Espéranto, Jean Piaget et l’assimilation généralisatrice
Jean Piaget (1896-1980) est un psychologue suisse qui a beaucoup travaillé sur l'apprentissage des enfants. Et théorisé, entre autres, cette notion d'assimilation généralisatrice.
Malgré « l'absconcité » du terme, c'est très simple : les enfants qui ont compris un mécanisme de leur langue l'étendent spontanément et logiquement à tout leur savoir, fiers d'avoir pigé le truc !
On peut faire et défaire ses affaires (!). Donc, si on gare une voiture, on peut la « dégarer » !
C'est du moins ce que ces âmes naïves croient jusqu'à ce qu'on leur apprenne que « ça ne se dit pas ». Et pourquoi ? Parce que « c'est comme ça »...
Eh oui, non seulement c'est comme ça, mais c'est comme ça dans toutes les langues ! Au cours des siècles, elles ont accumulé irrégularités et blocages divers, différents selon les langues mais présents en toutes.
En français, on peut faire du sport, mais on ne peut pas « sporter ». Dommage, car on pourrait alors le conjuguer : "Comment vous sportez-vous aujourd'hui ?"
En espéranto, oui : sporti (infinitif en « i »)
En français, il peut pleuvoir, venter, neiger, nuager... Euh... non, il ne peut pas nuager, terme vieilli qu'on entend surtout à la météo sous forme dérivée et adjectivale : « Demain, le ciel sera ennuagé ».
En espéranto, le principe est absolu, donc pas seulement à l'infinitif mais à tous les temps de conjugaison : pluvas (il pleut, présent en « as »), ventas, neĝas, nubas (il pleut, il vente, il neige, « il nuage », etc.)
L'espéranto nous permet, nous oblige même à retrouver notre âme d'enfant, qui trouve sa langue amusante et veut de la logique.

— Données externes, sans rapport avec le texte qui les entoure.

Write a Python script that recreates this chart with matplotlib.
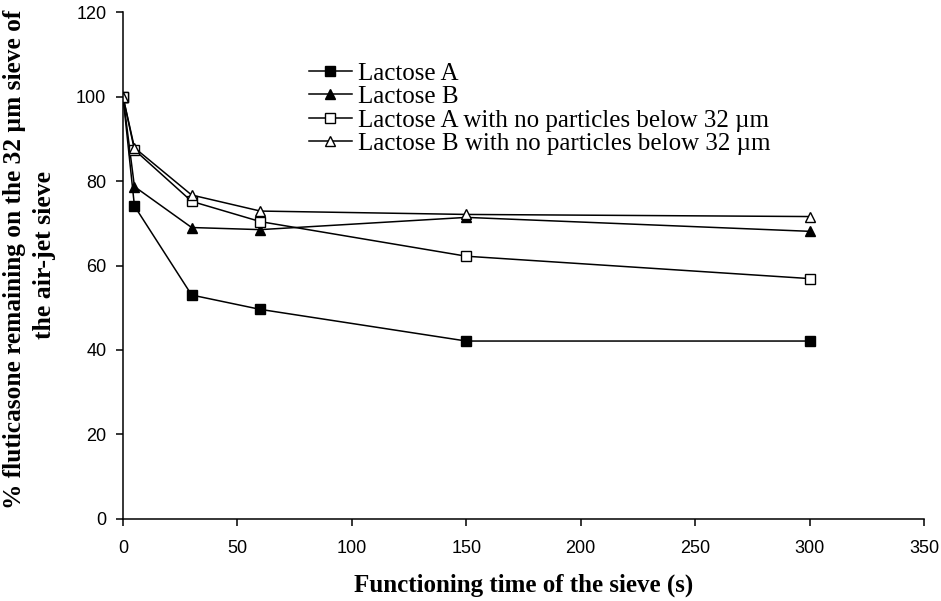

Mais cette extrême souplesse s'adresse à des adultes qui trouvent naturels les particularismes et exceptions de leur propre langue tant ils en ont appris, tellement on leur a répété que leur langue est la plus belle... ou la plus expressive, la plus... etc. Cet aspect novateur, quasi-révolutionnaire de l'espéranto, s'oppose presque de front aux langues nationales ou maternelles - pire : s'oppose à nos habitudes de pensée ! – une des raisons des réticences envers l'espéranto.
J'espère que cette leçon de linguistique express vous a intéressés, tant il est vrai que cette matière a un point commun avec certaines spécialités françaises, comme le cassoulet ou la fondue : c'est bon mais indigeste en grande quantité !
L'autre mécanisme linguistique universel qui est généralisé en espéranto, c'est la dérivation des mots à partir des racines, mais ce sera pour une prochaine fois. Chi va piano va sano ! Et en plus lontano.